In 2008 the huge increase in MS allowed rates to go to near zero, which made borrowing by businesses more economical, and buying homes cheaper then renting, which triggered massive purchases of homes by hedge funds. That prevented a disastrous depression.

26   myob   2014 Apr 21, 10:45am  

Strategist says

One lesson we learnt from the 1929 crash was....money supply should be increased, not curtailed. The $4trillion increase in MS worked in 2008 to prevent a depression.

No, this is false. What the $4,000,000,000,000 did was hide the losses of financial institutions which were leveraged massively into assets, and the little bit of a deflationary hiccough we had was enough to make them all insolvent.

Here's the crux of the matter. Wealth, and thereby quality of life, is dependent on the productivity of society, not on the amount of money in circulation. There may be a delay, but the money eventually finds a value relative to productivity.

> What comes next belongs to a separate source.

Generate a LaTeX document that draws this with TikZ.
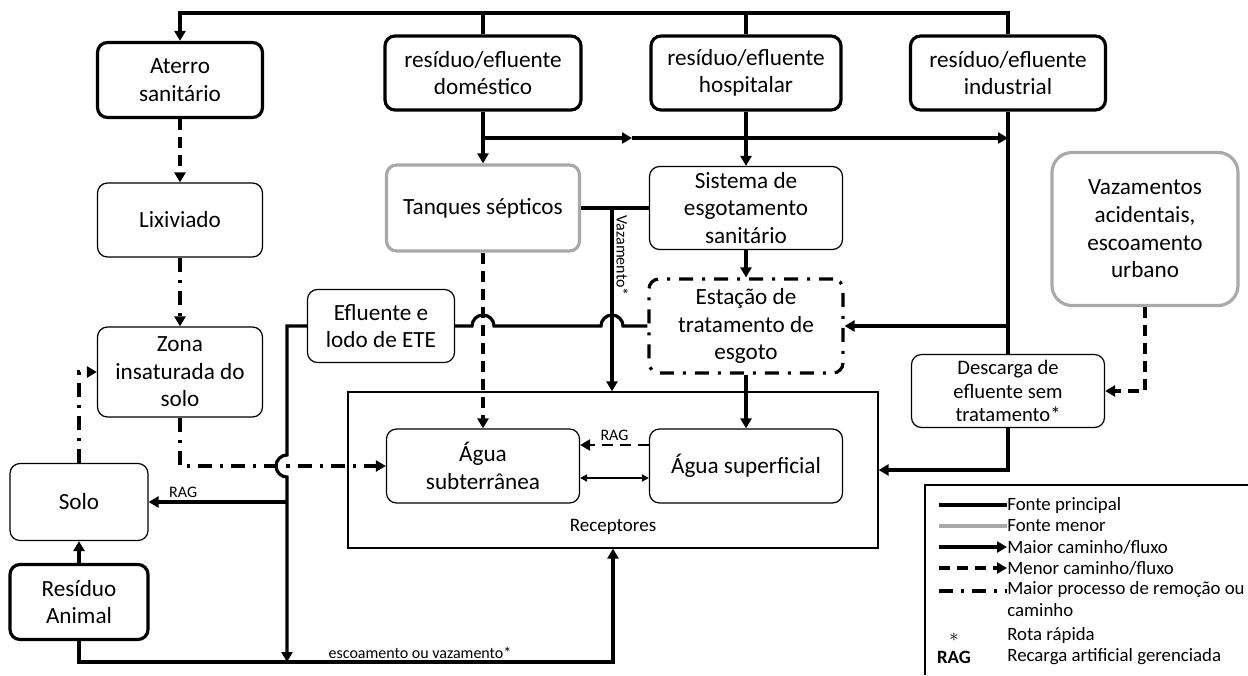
\documentclass[tikz,border=0pt]{standalone}
\usepackage{fontspec}
\setmainfont{Carlito}
\usepackage{tikz}
\usetikzlibrary{positioning, arrows.meta}
\definecolor{minorgray}{HTML}{A9A9A9}
\newcommand{\boxfont}{\fontsize{11.6}{13.8}\selectfont}
\newcommand{\lblfont}{\fontsize{8}{9.6}\selectfont}
\newcommand{\keyfont}{\fontsize{9.4}{10.8}\selectfont}

\begin{document}
\begin{tikzpicture}[
    x=0.5pt, y=-0.5pt,
    src/.style={draw, line width=1.6pt, rounded corners=5pt, align=center, inner sep=0pt, font=\boxfont},
    box/.style={draw, line width=0.6pt, rounded corners=5pt, align=center, inner sep=0pt, font=\boxfont},
    minor/.style={box, draw=minorgray, line width=1.6pt},
    plant/.style={box, line width=1.6pt, dash pattern=on 7pt off 4.5pt on 1.5pt off 4.5pt},
    link/.style={line width=1.6pt},
    flow/.style={link, -{Triangle[length=5pt, width=5.5pt]}},
    minorflow/.style={flow, dash pattern=on 5.5pt off 3.5pt},
    removal/.style={flow, dash pattern=on 7pt off 4pt on 1.6pt off 4pt},
    lbl/.style={font=\lblfont, inner sep=1.5pt},
    key/.style={anchor=west, font=\keyfont, inner sep=0pt},
]
\useasboundingbox (0,0) rectangle (1248,675);

% Sources
\node[src, minimum width=82.5pt, minimum height=37.5pt] (aterro) at (180,80) {Aterro\\sanitário};
\node[src, minimum width=98pt, minimum height=37pt] (dom) at (483,73) {resíduo/efluente\\doméstico};
\node[src, minimum width=95pt, minimum height=37pt] (hosp) at (746,73) {resíduo/efluente\\hospitalar};
\node[src, minimum width=97.5pt, minimum height=37pt] (ind) at (1008,73) {resíduo/efluente\\industrial};
\node[src, minimum width=69pt, minimum height=37.5pt] (animal) at (79,602) {Resíduo\\Animal};

% Pathways
\node[box, minimum width=82.5pt, minimum height=37pt] (lixiviado) at (180,220) {Lixiviado};
\node[box, minimum width=82.5pt, minimum height=45pt] (zona) at (180,372) {Zona\\insaturada do\\solo};
\node[box, minimum width=69pt, minimum height=38.5pt] (solo) at (79,502) {Solo};
\node[minor, minimum width=96.5pt, minimum height=43pt] (tanques) at (483,208) {Tanques sépticos};
\node[box, minimum width=96.5pt, minimum height=41.5pt] (sistema) at (746,208) {Sistema de\\esgotamento\\sanitário};
\node[plant, minimum width=97pt, minimum height=47pt] (estacao) at (746,326) {Estação de\\tratamento de\\esgoto};
\node[box, minimum width=73.5pt, minimum height=36.5pt] (efluente) at (381,326) {Efluente e\\lodo de ETE};
\node[box, font=\fontsize{10.3}{11.7}\selectfont, minimum width=96.5pt, minimum height=36.5pt] (descarga) at (1008,391) {Descarga de\\efluente sem\\tratamento*};
\node[minor, rounded corners=10pt, minimum width=93pt, minimum height=76.5pt] (vazamentos) at (1145,229) {Vazamentos\\acidentais,\\escoamento\\urbano};

% Receptors
\node[draw, line width=0.6pt, minimum width=265pt, minimum height=78pt] (receptores) at (613,470) {};
\node[font=\fontsize{9.5}{11}\selectfont] (receptlbl) at (613,527) {Receptores};
\node[box, minimum width=96.5pt, minimum height=37pt] (agsub) at (483,466) {Água\\subterrânea};
\node[box, minimum width=96.5pt, minimum height=37pt] (agsup) at (746,466) {Água superficial};

\coordinate (bus) at (600,13);
\coordinate (split) at (483,138);
\coordinate (splitmid) at (632,138);
\coordinate (leak) at (612,208);
\coordinate (drop) at (287,662);

% Top bus
\draw[flow] (ind.north) |- (bus) -| (aterro.north);
\draw[link] (dom.north) -- (dom.north |- bus);
\draw[link] (hosp.north) -- (hosp.north |- bus);

% Domestic, hospital, industrial
\draw[flow] (dom) -- (tanques);
\draw[flow] (split) -- (splitmid);
\draw[flow] (splitmid) -- (split -| ind.south);
\draw[flow] (hosp) -- (sistema);
\draw[link] (ind) -- (descarga);
\draw[flow] (descarga.north |- estacao.east) -- (estacao.east);
\draw[link] (tanques) -- (sistema);
\draw[flow] (leak) -- (leak |- receptores.north)
    node[lbl, pos=0.26, rotate=-90, anchor=south] {Vazamento*};
\draw[flow] (sistema) -- (estacao);
\draw[flow] (estacao) -- (agsup);
\draw[minorflow] (tanques) -- (agsub);

% ETE effluent with hops
\draw[link] (estacao.west) -- ([xshift=5.5pt]leak |- estacao.west)
    arc[start angle=0, end angle=180, radius=5.5pt]
    -- ([xshift=5.5pt]tanques.south |- estacao.west)
    arc[start angle=0, end angle=180, radius=5.5pt] -- (efluente.east);
\draw[flow] (efluente.west) -| ([yshift=5.5pt]drop |- agsub.west)
    arc[start angle=90, end angle=270, radius=5.5pt] -- (drop);
\draw[flow] (drop |- solo.east) -- (solo.east) node[lbl, above, pos=0.75] {RAG};

% Landfill and soil
\draw[minorflow] (aterro) -- (lixiviado);
\draw[removal] (lixiviado) -- (zona);
\draw[removal] (zona.south) |- (agsub.west);
\draw[removal] (solo.north) |- (zona.west);
\draw[flow] (animal) -- (solo);
\draw[flow] (animal.south) |- (drop) -| (receptores.south);
\node[lbl, above] (runofflbl) at (420,662) {escoamento ou vazamento*};

% Untreated discharge
\draw[flow] (descarga.south) |- (receptores.east);
\draw[minorflow] (vazamentos.south) |- (descarga.east);

% Between receptors
\draw[minorflow, line width=1.1pt] ([yshift=10.5pt]agsup.west) -- ([yshift=10.5pt]agsub.east)
    node[lbl, midway, above] {RAG};
\draw[line width=1pt, {Triangle[length=3.5pt, width=3.5pt]}-{Triangle[length=3.5pt, width=3.5pt]}]
    ([yshift=-6pt]agsub.east) -- ([yshift=-6pt]agsup.west);

% Legend
\draw[line width=0.6pt] (1248,485) -- (925,485) -- (925,675);
\node[key] (k1) at (1007,505) {Fonte principal};
\node[key] (k2) at (1007,526) {Fonte menor};
\node[key] (k3) at (1007,547) {Maior caminho/fluxo};
\node[key] (k4) at (1007,568) {Menor caminho/fluxo};
\node[key, anchor=north west, align=left] (k5) at (1007,581) {Maior processo de remoção ou\\caminho};
\node[key] (k6) at (1007,635) {Rota rápida};
\node[key] (k7) at (1007,657) {Recarga artificial gerenciada};
\node[font=\keyfont] (k6sym) at (954,637) {$\ast$};
\node[font=\keyfont\bfseries] (k7sym) at (954,657) {RAG};
\draw[link] ([xshift=-34pt]k1.west) -- (k1.west);
\draw[link, minorgray] ([xshift=-34pt]k2.west) -- (k2.west);
\draw[flow] ([xshift=-34pt]k3.west) -- (k3.west);
\draw[minorflow] ([xshift=-34pt]k4.west) -- (k4.west);
\draw[link, dash pattern=on 7pt off 4pt on 1.6pt off 4pt]
    ([xshift=-34pt, yshift=-5pt]k5.north west) -- ([yshift=-5pt]k5.north west);
\end{tikzpicture}
\end{document}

What happens when the Fed creates money is that rather than starting businesses, building factories, or providing services to make a buck, people follow the easy money, and the easy money lies closest to where the Fed outputs its newly created credit. In the latest iteration of the cycle, this went into the housing market through lax lending standards and low interest rates, and the trillions the banks are sitting on went into the markets (with leverage, naturally). Some bloggers, like Denninger, are calling this "financialization", which I think is apt.

This is also known as "misallocation of capital", where rather than being put to productive, wealth increasing endeavors, the capital chases the easiest yield. This is why the monetary stimulus disproportionately benefits the wealthy, because they are the largest asset holders, and the wage slaves are punished by stagnant wages and increasing costs.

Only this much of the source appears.